My research and my travels led me a place called Brice’s Cross Roads,
a rather forgotten and neglected Civil War battle site, just west of
Tupelo, Mississippi. I stumbled upon one, sole figure there. Our
chance meeting went like this (as recalled in the book, The Devil’s
Own Day
):

“As I entered the gates near the graveyard for the confederate dead, I
encountered some mid-40s, mustachioed Civil War zealot in a Hawaiian
shirt, khaki shorts and leather sandals.

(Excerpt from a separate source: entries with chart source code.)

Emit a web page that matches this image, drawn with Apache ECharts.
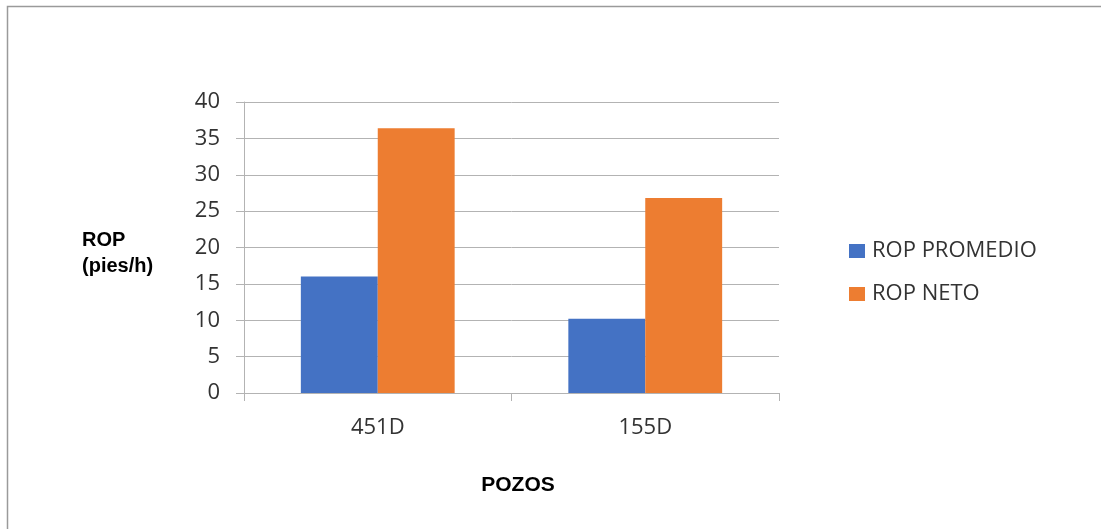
<!DOCTYPE html>
<html>
<head>
<meta charset="utf-8">
<script src="https://cdn.jsdelivr.net/npm/echarts@6/dist/echarts.min.js"></script>
<style>
  html, body { margin: 0; padding: 0; background: #fff; }
  #chart { width: 1101px; height: 529px; }
</style>
</head>
<body>
<div id="chart"></div>
<script>
// Wells and rate of penetration values (ft/h)
const pozos = ['451D', '155D'];
const ropPromedio = [16.0, 10.2];
const ropNeto = [36.4, 26.8];
const seriesNames = ['ROP PROMEDIO', 'ROP NETO'];
const yTitle = 'ROP\n(pies/h)';
const xTitle = 'POZOS';

const tickFont = { fontFamily: 'Open Sans', fontSize: 22, color: '#333333' };
const gridGray = '#b3b3b3';

const chart = echarts.init(document.getElementById('chart'), null, { renderer: 'canvas' });
chart.setOption({
  animation: false,
  backgroundColor: '#ffffff',
  graphic: [{
    type: 'rect',
    shape: { x: 7.5, y: 6.5, width: 1200, height: 600 },
    style: { fill: 'none', stroke: '#9a9a9a', lineWidth: 1.5 },
    silent: true
  }],
  // vertical axis caption, placed left of the tick labels
  title: {
    text: yTitle,
    left: 82,
    top: 227,
    padding: 0,
    textStyle: {
      fontFamily: 'Liberation Sans', fontWeight: 'bold', fontSize: 20, color: '#000000', lineHeight: 26
    }
  },
  grid: { left: 244, right: 322, top: 102, bottom: 136 },
  legend: {
    orient: 'vertical',
    left: 849,
    top: 239,
    padding: 0,
    itemWidth: 16,
    itemHeight: 14,
    itemGap: 19,
    icon: 'rect',
    data: seriesNames,
    textStyle: { fontFamily: 'Open Sans', fontSize: 22, color: '#333333', lineHeight: 24, padding: [0, 0, 0, 2] }
  },
  xAxis: {
    type: 'category',
    data: pozos,
    name: xTitle,
    nameLocation: 'middle',
    nameGap: 82,
    nameTextStyle: {
      fontFamily: 'Liberation Sans', fontWeight: 'bold', fontSize: 21, color: '#000000',
      padding: [0, 0, 0, 13]
    },
    axisLine: { show: true, lineStyle: { color: gridGray, width: 1 } },
    axisTick: { show: true, length: 8, lineStyle: { color: gridGray } },
    axisLabel: Object.assign({ margin: 24 }, tickFont),
    splitLine: { show: false }
  },
  yAxis: {
    type: 'value',
    min: 0,
    max: 40,
    interval: 5,
    axisLine: { show: true, lineStyle: { color: gridGray, width: 1 } },
    axisTick: { show: true, length: 8, lineStyle: { color: gridGray } },
    axisLabel: Object.assign({ margin: 24 }, tickFont),
    splitLine: { show: true, lineStyle: { color: gridGray, width: 1 } }
  },
  series: [
    {
      name: seriesNames[0],
      type: 'bar',
      data: ropPromedio,
      barGap: '0%',
      barCategoryGap: '42.5%',
      itemStyle: { color: '#4472C4' }
    },
    {
      name: seriesNames[1],
      type: 'bar',
      data: ropNeto,
      barGap: '0%',
      barCategoryGap: '42.5%',
      itemStyle: { color: '#ED7D31' }
    }
  ]
});
</script>
</body>
</html>
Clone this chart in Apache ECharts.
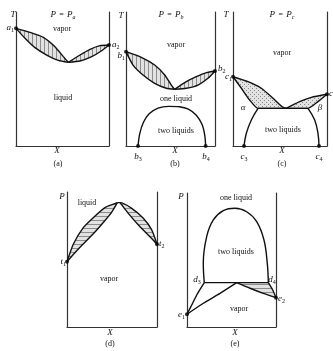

My presence startled him, but
he briskly recovered from the shock of happening upon somebody on a
forgotten battlefield to a bug-eyed look that misspoke of a mutual
understanding, thinking he had encountered at this, arguably the most
esoteric and ignored theater of war in North America, a fellow
traveler, another damaged expert on all matters military—a connoisseur
of the conquest, an authority on annihilation and an enthusiast of
eradication… and a friend of Forrest… Which wasn’t me, but I am
not sure I would have corrected him had he inquired to that effect.

In his zeal to share, he proffered a beefy paw pinching a roll of 35mm
negatives between a saline-swollen forefinger and thrombotic thumb,
and for the benefit of my analysis, he said: ‘I have the micro-film
for Rommel.’ His pronouncement provoked a loud silence. I was stunned. He took my muted response for awestruck appreciation of what he was saying.

“‘Everybody knows Erwin Rommel came here in the 1930s to study the lay of the land at this, the site of the greatest American Civil War dark
horse victories,’ the Hawaiian shirt explained. “As the Teutonic Tropical Texan put his ‘micro-film’ in the pocket of his garish garment, he concluded, ‘This time the Germans are going to get it right.’

“Then he drove off towards Tupelo.”

So: If this guy had his druthers, he would have driven a car a state
license plate that carried the image of his hero, Nathan Bedford
Forrest. And he may have his chance…

And this is America and why the fuck not, right? A license plate is
way to express one’s admiration for a military hero, right? What’s the
big whoop, you do-gooder peace wienies?

W-e-l-l, besides asking the Government to support what most folks
consider to be somewhat untenable, the other problem is that the more
one digs, the more that Forrest’s story gets a little stickier and a
little ickier. Yes, he was a military genius whose tactics inspired
Rommel’s notorious Panzer fights. Unfortunately, there is a gratuitous
trail of blood in Forrest’s wake that subverts and undermines the
time-honored Rules of Engagement.

Under Forrest, “free men” or slaves who escaped and then served under
Union forces, were shot on sight—one unarmed Negro was shot point
blank by Forrest himself.

He was also in command at a battle at Fort Pillow, Tennessee,
whereupon both black and white Union troops were murdered as they
tried to surrender.

Forrest paid for his own command out of pocket, but after making his
millions as a rather ruthless and tortuous slave trader. After the
war, he was appointed as the Inaugural Grand Wizard of the Ku Klux
Klan. In later years, he apparently has a crisis of conscience and
renounced racism, before dying penniless.

In 2007, while traveling in Mississippi and researching my book on
Rommel and Forrest, I saw something on the road that gave me pause: A
white kid cruising in a pick-up truck with a rebel flag decal pasted
in the rear window. As an occasional resident of the Deep South since
the mid-70s, I had seen variations of that stereotypical tableau for
decades.

But this was different. It wasn’t a Ford F-150, but a Toyota Tundra
truck. And the white kid wasn’t cranking Lynyrd Skynyrd, he was
blasting hip hop. The South really is changing, I thought. And for the
better. Without getting into the vagaries of free trade vis-à-vis Jap
trucks and if hip-hop is even music, the culture seemed less
segregated. (And if I ever hear “Free Bird” again, it will be too
soon.)

Now the Sons of Confederate Generals want the state to churn out
license plates celebrating a genocidal maniac. Which is far more tone
deaf than whatever rap music boomed out of that white kid’s Toyota.